A massive hydroelectric dam project on Ethiopia's Omo River will devastate at least 200,000 tribal people, Survival said today.
Survival is launching an urgent campaign calling on the Ethiopian government to halt the dam (known as Gibe III), and urging potential international funders, including the Africa Development Bank, the European Investment Bank, the World Bank and the Italian government not to support the project.


Italian company Salini Costruttori, has been contracted to build the dam. The same company built the smaller Gibe II dam, part of which collapsed 10 days after it was opened in January.
The dam will end the Omo's natural flood, which deposits fertile silt on the river banks, where the tribes cultivate crops when the waters recede.
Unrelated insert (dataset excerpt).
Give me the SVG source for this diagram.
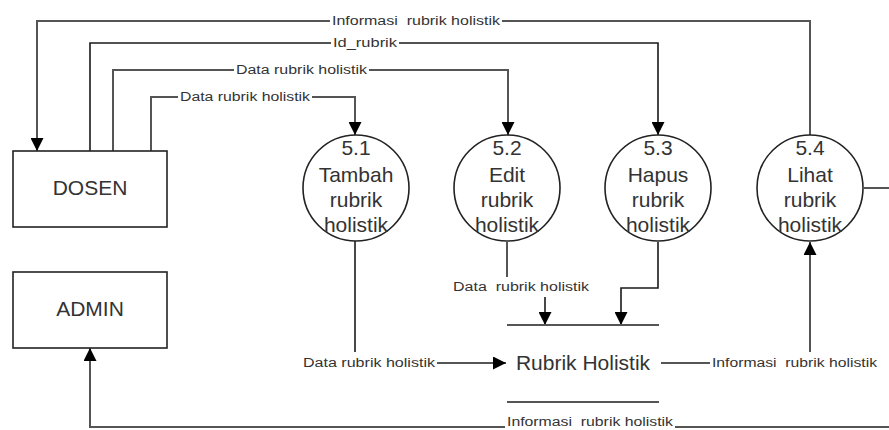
<svg xmlns="http://www.w3.org/2000/svg" width="889" height="430" viewBox="0 0 889 430">
  <style>
    .ent { fill: #fff; stroke: #222; stroke-width: 1.6; }
    .proc { fill: #fff; stroke: #222; stroke-width: 1.6; }
    .big { font-family: "Liberation Sans", Arial, sans-serif; font-size: 21px; fill: #333; text-anchor: middle; }
    .lbl { font-family: "Liberation Sans", Arial, sans-serif; font-size: 12.5px; fill: #333; }
    .flow { fill: none; stroke: #555; stroke-width: 2; }
    .flowd { fill: none; stroke: #1a1a1a; stroke-width: 1.6; }
    .store { stroke: #555; stroke-width: 2.2; }
  </style>
  <defs>
    <marker id="arrow" viewBox="0 0 10 10" refX="10" refY="5" markerUnits="userSpaceOnUse" markerWidth="13" markerHeight="13" orient="auto">
      <path d="M0,0 L10,5 L0,10 z" fill="#000"/>
    </marker>
  </defs>

  <rect width="889" height="430" fill="#fff"/>

  <!-- data flows -->
  <g id="connectors">
    <!-- 5.4 -> DOSEN -->
    <path class="flow" d="M810,135 V21 H502"/>
    <path class="flow" d="M330,21 H37 V151" marker-end="url(#arrow)"/>
    <text class="lbl" x="332" y="25" textLength="168" lengthAdjust="spacingAndGlyphs" xml:space="preserve">Informasi  rubrik holistik</text>

    <!-- DOSEN -> 5.3 -->
    <path class="flowd" d="M90,151 V43 H331"/>
    <path class="flowd" d="M399,43 H658 V135" marker-end="url(#arrow)"/>
    <text class="lbl" x="333" y="47" textLength="64" lengthAdjust="spacingAndGlyphs">Id_rubrik</text>

    <!-- DOSEN -> 5.2 -->
    <path class="flow" d="M113,151 V70 H234"/>
    <path class="flow" d="M369,70 H508 V135" marker-end="url(#arrow)"/>
    <text class="lbl" x="236" y="74" textLength="131" lengthAdjust="spacingAndGlyphs">Data rubrik holistik</text>

    <!-- DOSEN -> 5.1 -->
    <path class="flow" d="M151,151 V97 H178"/>
    <path class="flow" d="M312,97 H355 V135" marker-end="url(#arrow)"/>
    <text class="lbl" x="180" y="101" textLength="130" lengthAdjust="spacingAndGlyphs">Data rubrik holistik</text>

    <!-- 5.1 -> Rubrik Holistik -->
    <path class="flowd" d="M355,241 V352"/>
    <text class="lbl" x="303" y="367" textLength="132" lengthAdjust="spacingAndGlyphs">Data rubrik holistik</text>
    <path class="flow" d="M437,363 H506" marker-end="url(#arrow)"/>

    <!-- 5.2 -> Rubrik Holistik -->
    <path class="flow" d="M507,242 V277"/>
    <text class="lbl" x="453" y="291" textLength="136" lengthAdjust="spacingAndGlyphs" xml:space="preserve">Data  rubrik holistik</text>
    <path class="flowd" d="M545,297 V325" marker-end="url(#arrow)"/>

    <!-- 5.3 -> Rubrik Holistik -->
    <path class="flowd" d="M658,242 V288 H621 V325" marker-end="url(#arrow)"/>

    <!-- Rubrik Holistik -> 5.4 -->
    <path class="flow" d="M661,363 H710"/>
    <text class="lbl" x="712" y="367" textLength="165" lengthAdjust="spacingAndGlyphs" xml:space="preserve">Informasi  rubrik holistik</text>
    <path class="flow" d="M810,352 V242" marker-end="url(#arrow)"/>

    <!-- 5.4 -> ADMIN -->
    <path class="flow" d="M864,188 H895 V427 H675"/>
    <path class="flow" d="M505,427 H90 V348" marker-end="url(#arrow)"/>
    <text class="lbl" x="507" y="426" textLength="166" lengthAdjust="spacingAndGlyphs" xml:space="preserve">Informasi  rubrik holistik</text>
  </g>

  <!-- external entities -->
  <g id="dosen">
    <rect class="ent" x="13" y="151" width="154" height="76"/>
    <text class="big" x="90" y="195">DOSEN</text>
  </g>
  <g id="admin">
    <rect class="ent" x="13" y="272" width="154" height="76"/>
    <text class="big" x="90" y="316">ADMIN</text>
  </g>

  <!-- processes -->
  <g id="p51">
    <circle class="proc" cx="356" cy="188" r="53"/>
    <text class="big" x="356" y="155">5.1</text>
    <text class="big" x="356" y="182">Tambah</text>
    <text class="big" x="356" y="207">rubrik</text>
    <text class="big" x="356" y="232">holistik</text>
  </g>
  <g id="p52">
    <circle class="proc" cx="507" cy="188" r="53"/>
    <text class="big" x="507" y="155">5.2</text>
    <text class="big" x="507" y="182">Edit</text>
    <text class="big" x="507" y="207">rubrik</text>
    <text class="big" x="507" y="232">holistik</text>
  </g>
  <g id="p53">
    <circle class="proc" cx="658" cy="188" r="53"/>
    <text class="big" x="658" y="155">5.3</text>
    <text class="big" x="658" y="182">Hapus</text>
    <text class="big" x="658" y="207">rubrik</text>
    <text class="big" x="658" y="232">holistik</text>
  </g>
  <g id="p54">
    <circle class="proc" cx="810" cy="188" r="53"/>
    <text class="big" x="810" y="155">5.4</text>
    <text class="big" x="810" y="182">Lihat</text>
    <text class="big" x="810" y="207">rubrik</text>
    <text class="big" x="810" y="232">holistik</text>
  </g>

  <!-- data store -->
  <g id="store-rubrik">
    <line class="store" x1="507" y1="325" x2="659" y2="325"/>
    <line class="store" x1="507" y1="402" x2="659" y2="402"/>
    <text class="big" x="583" y="370">Rubrik Holistik</text>
  </g>
</svg>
In a region where drought is commonplace, this will have devastating consequences for the tribes' food supplies.
The tiny hunter-gatherer Kwegu tribe, for example, will be pushed to the brink as fish stocks will be reduced. Six Kwegu, including two children, recently died of hunger because the rains and flood failed.


The Ethiopian government plans to lease huge tracts of tribal land in the Omo Valley to foreign companies and governments for large-scale production of crops, including biofuels, which will be fed by water from the dam.

Most of the tribal people who will be affected by the dam know nothing about the project. The Ethiopian government is clamping down on tribal organizations, and last year closed down 41 local "community associations" making it impossible for communities to hold meetings about the dam.
The Omo River is the primary source of Kenya's famous Lake Turkana, which supports the lives of 300,000 people who pasture their cattle on its banks and fish there. The dam will threaten their survival too. Both the Lower Omo Valley and Lake Turkana are UNESCO World Heritage sites.

UNEP Executive Director Achim Steiner said on Friday that Kenya had the capacity to produce enough electricity to sustain its growing demand for power if it properly invested in the wind power farm in Turkana and that it did not need to rely on importing electricity from Ethiopia after the dams? construction. "I think dam building particularly when it involves trans-boundary river basins and water courses, then it is always a highly complex and sensitive subject. But I have certainly followed the public debate and I share the concerns that have not yet been adequately answered. It is essential that these impacts be looked at early,? he said noting that the construction of the dams would reduce the water levels in Lake Turkana which would subsequently be detrimental to the success of the wind farm."
"Lake Turkana receives 80-90 percent of its water from the River Omo; thus the impacts of the dam on the lake and the people who depend on the lake system for, for example fisheries, protein and livelihoods could be profound if its construction and operation negatively affect flows and seasonal flooding," added Nick Nuttall, the UN Environment Programme's (UNEP) spokesman.

Survival together with the the Campaign for the Reform of the World Bank, Counter Balance coalition, Friends of Lake Turkana and International Rivers have launched a petition to stop the dam.